Chemical activity in YBa2Cu3O7 − δ across the normal to superconducting phase transition

Abstract

The Gibbs free enthalpy, chemical activity across the transition temperature to superconductivity, Tc in YBa2Cu3O7−δ is obtained from reciprocally enhanced X-Ray absorbance, XAS and diffraction, XRD data near the Ba L3,2 edges' energy Ea, and orientations in the X-ray beam for preferred Miller indexed [HKL] planes' scattering, that are enhanced near Tc. The standard enthalpy and entropy for the formation of mixed normal metal/superconducting domains above Tc, determined individually across the two Ba L3,2 edges, to better than a percent accuracy: ΔH≠≥=−220meV, and ΔS≠≥=−2meV/K when 121≥T≥92K≈Tc1, indicate that energy is gained, with an increased order by forming a mixture with reduced entropy.
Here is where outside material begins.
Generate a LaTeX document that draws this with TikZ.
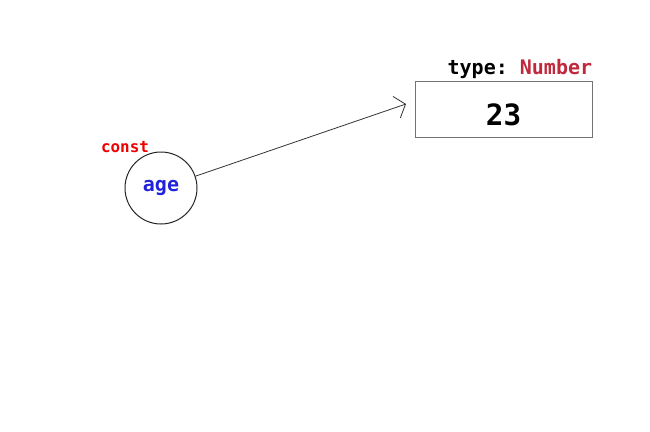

Below Tc the standard enthalpy and entropy to form at least two mixed superconducting phases are halved to ΔH≠≤=−86meV, ΔS≠≤=−1meV/K when 92K≥T≥Tc2≈72K. Thus reciprocal XAS/XRD enhancement at orientations in the X-ray field, of preferred 2D planes, induced by the transition to superconductivity in the layer solid, indicates one, the importance of the 2D-plane electron density scattering near Tc, and two, identifies the 2D-plane chemical activity, by the electron density leading to symmetry allowed excitations, a role similar to that of the electron density in linear bonds for molecular activity.